Feeling the weight of something I could not name pressing down on my shoulders.
That night, for the first time in my adult life, I could not sleep, I lay in my bed beside my sleeping wife, staring at the ceiling, replaying the encounter with Ila over and over in my mind.
How had she known my name? Why had her words unsettled me so deeply? I had interrogated hundreds of prisoners, had heard countless confessions and denials and pleas for mercy, and none of them had ever affected me the way this woman’s quiet certainty had.
I told myself it was nothing.
I told myself she had heard the guards call my name, that she had made a lucky guess, that her calmness was merely the resignation of defeat.
But I did not believe my own explanations.
Something had happened in that room.
something that had slipped through the cracks in my carefully constructed armor.
I pushed it down.
I prayed.
I returned to work the next morning and continued as if nothing had changed.
But something had changed and no amount of denial could undo it.
Over the following weeks, I interrogated more Christians and the pattern repeated itself.
They were not like other prisoners.
They did not beg.
They did not bargain.
They did not curse or threaten or weep with despair.
They prayed.
They sang.
They spoke of forgiveness even for me, even for the men who had beaten them and the system that had condemned them.
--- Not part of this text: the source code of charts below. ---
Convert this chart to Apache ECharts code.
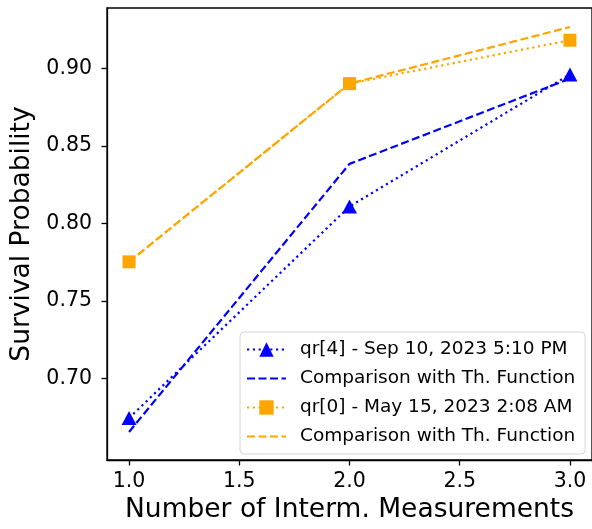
<!DOCTYPE html>
<html>
<head>
<meta charset="utf-8">
<script src="https://cdn.jsdelivr.net/npm/echarts@6/dist/echarts.min.js"></script>
<style>
  html, body { margin: 0; padding: 0; background: #fff; }
  #chart { width: 592px; height: 529px; }
</style>
</head>
<body>
<div id="chart"></div>
<script>
const xValues = [1, 2, 3]
const qr4Measured = [0.6745, 0.811, 0.8962]
const qr4Theory = [0.6655, 0.8385, 0.8935]
const qr0Measured = [0.7753, 0.8903, 0.9183]
const qr0Theory = [0.7753, 0.8903, 0.9268]
const xTicks = [1.0, 1.5, 2.0, 2.5, 3.0]
const yTicks = [0.70, 0.75, 0.80, 0.85, 0.90]
const seriesNames = [
  'qr[4] - Sep 10, 2023 5:10 PM',
  'Comparison with Th. Function',
  'qr[0] - May 15, 2023 2:08 AM',
  'Comparison with Th. Function '
]

const font = 'DejaVu Sans'
const blue = '#0000ff'
const orange = '#ffa500'

const pairs = (ys) => xValues.map((x, i) => [x, ys[i]])

// dashed (theory) lines get no marker in the legend
const legendData = seriesNames.map((name, i) =>
  i % 2 === 1 ? { name: name, itemStyle: { opacity: 0 } } : { name: name }
)

const chart = echarts.init(document.getElementById('chart'), null, { renderer: 'canvas' })
chart.setOption({
  animation: false,
  textStyle: { fontFamily: font },
  grid: {
    left: 107,
    top: 8,
    width: 489,
    height: 457,
    show: true,
    borderColor: '#000',
    borderWidth: 1.3,
    containLabel: false
  },
  legend: {
    orient: 'vertical',
    left: 240,
    top: 332,
    padding: [8, 4, 8, 6],
    itemWidth: 39,
    itemHeight: 18,
    itemGap: 10,
    backgroundColor: 'rgba(255,255,255,0.8)',
    borderColor: '#d6d6d6',
    borderWidth: 1,
    borderRadius: 4,
    textStyle: { fontFamily: font, fontSize: 18.5, color: '#000', padding: [0, 0, 0, 9] },
    data: legendData
  },
  xAxis: {
    type: 'value',
    min: 0.9,
    max: 3.1,
    name: 'Number of Interm. Measurements',
    nameLocation: 'middle',
    nameGap: 37,
    nameTextStyle: { fontFamily: font, fontSize: 26.5, color: '#000' },
    axisLine: { show: true, lineStyle: { color: '#000', width: 1.3 } },
    axisTick: { show: true, length: 5.5, lineStyle: { color: '#000', width: 1.3 }, customValues: xTicks },
    axisLabel: {
      fontFamily: font, fontSize: 20.5, color: '#000', margin: 11,
      customValues: xTicks,
      formatter: (v) => v.toFixed(1)
    },
    splitLine: { show: false }
  },
  yAxis: {
    type: 'value',
    min: 0.6474,
    max: 0.9391,
    name: 'Survival Probability',
    nameLocation: 'middle',
    nameRotate: 90,
    nameGap: 71,
    nameTextStyle: { fontFamily: font, fontSize: 26.5, color: '#000' },
    axisLine: { show: true, lineStyle: { color: '#000', width: 1.3 } },
    axisTick: { show: true, length: 5.5, lineStyle: { color: '#000', width: 1.3 }, customValues: yTicks },
    axisLabel: {
      fontFamily: font, fontSize: 20.5, color: '#000', margin: 15,
      customValues: yTicks,
      formatter: (v) => v.toFixed(2)
    },
    splitLine: { show: false }
  },
  series: [
    {
      name: seriesNames[0],
      type: 'line',
      data: pairs(qr4Measured),
      symbol: 'triangle',
      symbolSize: [15, 14],
      color: blue,
      lineStyle: { color: blue, width: 2.2, type: [2.2, 3.6] },
      z: 3
    },
    {
      name: seriesNames[1],
      type: 'line',
      data: pairs(qr4Theory),
      symbol: 'none',
      color: blue,
      lineStyle: { color: blue, width: 2.2, type: [8, 3.5] },
      z: 2
    },
    {
      name: seriesNames[2],
      type: 'line',
      data: pairs(qr0Measured),
      symbol: 'rect',
      symbolSize: 13,
      color: orange,
      lineStyle: { color: orange, width: 2.2, type: [2.2, 3.6] },
      z: 3
    },
    {
      name: seriesNames[3],
      type: 'line',
      data: pairs(qr0Theory),
      symbol: 'none',
      color: orange,
      lineStyle: { color: orange, width: 2.2, type: [8, 3.5] },
      z: 2
    }
  ]
})
</script>
</body>
</html>
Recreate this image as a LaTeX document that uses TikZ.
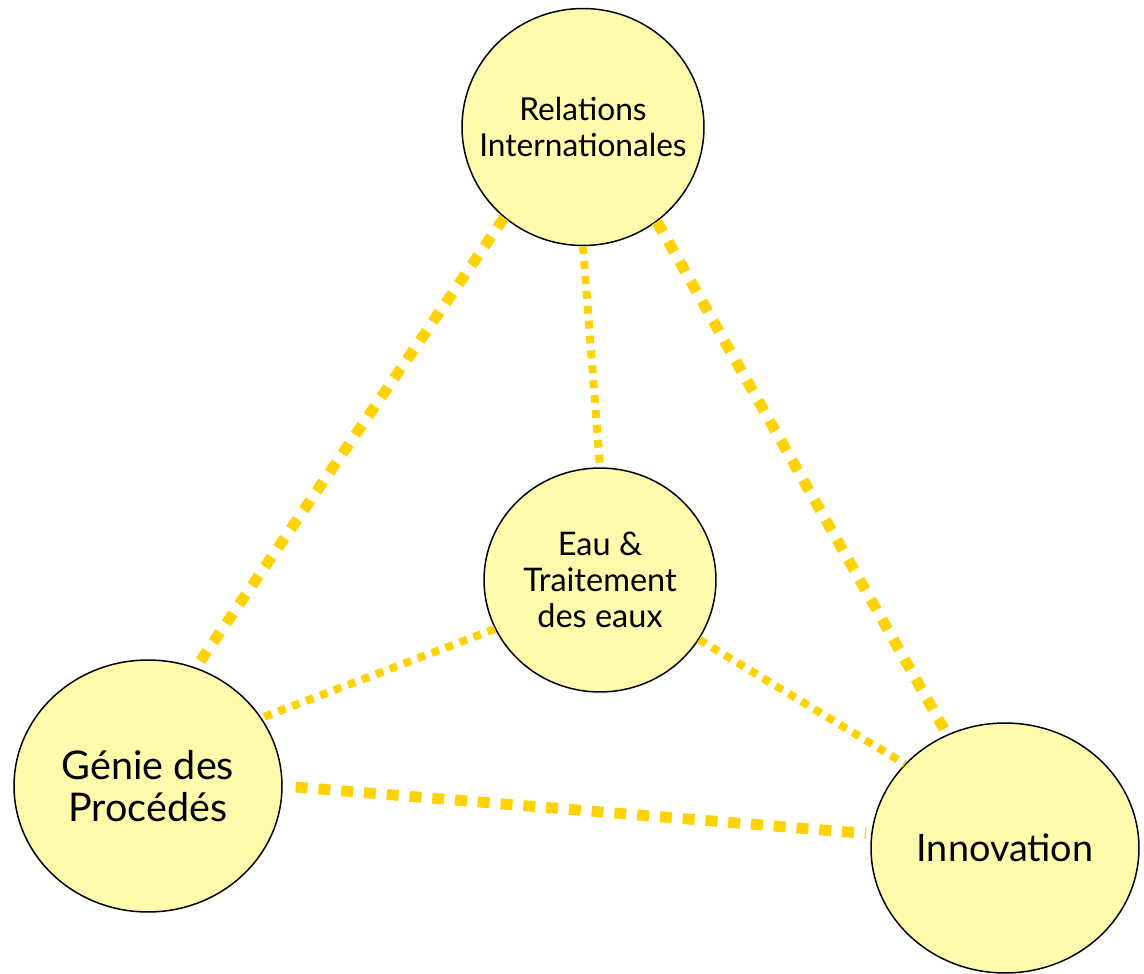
\documentclass[tikz,border=0pt]{standalone}
\usepackage{fontspec}
\setmainfont{Lato}
\usetikzlibrary{shapes.geometric}

\definecolor{bulle}{RGB}{255,251,172}
\definecolor{lien}{RGB}{255,210,0}

\tikzset{
  pole/.style={ellipse, draw=black, line width=0.85pt, fill=bulle,
    inner sep=0pt},
  titre/.style 2 args={align=center, text=black, font=\fontsize{#1}{#2}\selectfont},
  fort/.style={draw=lien, line width=6.2pt, dash pattern=on 6.8pt off 6.2pt},
  faible/.style={draw=lien, line width=4.5pt, dash pattern=on 4.5pt off 4pt}
}

\begin{document}
\begin{tikzpicture}[x=0.02cm,y=-0.02cm]
\useasboundingbox (0,0) rectangle (1144,974);

% Poles (text set as a centre label so the ellipse keeps its size)
\node[pole, minimum width=4.84cm, minimum height=4.74cm,
  label={[titre={18}{20.5}]center:Relations\\Internationales}] (ri) at (583,127) {};
\node[pole, minimum width=4.64cm, minimum height=4.48cm,
  label={[titre={18.5}{20.5}]center:Eau \&\\Traitement\\des eaux}] (eau) at (600,580) {};
\node[pole, minimum width=5.36cm, minimum height=5.04cm,
  label={[titre={22.5}{24}]center:G\'enie des\\Proc\'ed\'es}] (gp) at (148,786) {};
\node[pole, minimum width=5.36cm, minimum height=5.0cm,
  label={[titre={21.5}{25}]center:Innovation}] (inno) at (1005,848) {};

% Strong links
\draw[fort] (ri.229) -- (gp.68);
\draw[fort] (ri.308) -- (inno.117);
\draw[fort, shorten <=0.26cm, shorten >=0.1cm] (gp.0) -- (inno.174);

% Weak links to the centre
\draw[faible] (ri.270) -- (eau.90);
\draw[faible] (eau.205) -- (gp.31);
\draw[faible] (eau.329) -- (inno.140);

\end{tikzpicture}
\end{document}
One man, an elderly pastor with white hair and gentle hands, was brought before me for leading an underground house church.
He had been arrested at dawn, dragged from his bed while his wife screamed and his grandchildren cried, and he had been beaten during transport, his ribs likely fractured, his breath labored and wheezing.
But when I asked him if he renounced Jesus Christ, he looked at me with eyes that were filled not with pain but with pity.
And he said, “My son, I cannot renounce the one who has given me everything.
My body belongs to you, but my soul belongs to him, and he has told me to tell you something.
” I waited, my pen hovering over my notepad, expecting a curse or a prophecy of doom.
Instead, he said, “He told me to tell you that he sees the little boy crying in the dark.
He sees you, Darush, and he loves you.
I struck him across the face.
I struck him so hard that my knuckles split and his head snapped to the side and he slumped in his chair.
The guards rushed in and restrained him.
Though there was no need, he was not resisting.
He was praying for me.
” I could hear the words as they dragged him away.
Father, forgive him.
He does not know what he is doing.
The room spun.
I steadied myself on the edge of the table and breathed deeply, waiting for my heartbeat to slow, waiting for the roar of blood in my ears to subside.
The little boy crying in the dark.
How could he have known? How could he have possibly known about the nights after my father’s death? The nights when I had curled in my bed with my fist pressed against my mouth to muffle the sounds of my sobbing, terrified that my mother would hear, terrified that she would think me weak.
I had never told anyone about those nights.
I had locked them away in the deepest vault of my memory and thrown away the key.
And yet this stranger, this criminal, this follower of the dead prophet had spoken of them as if they were yesterday.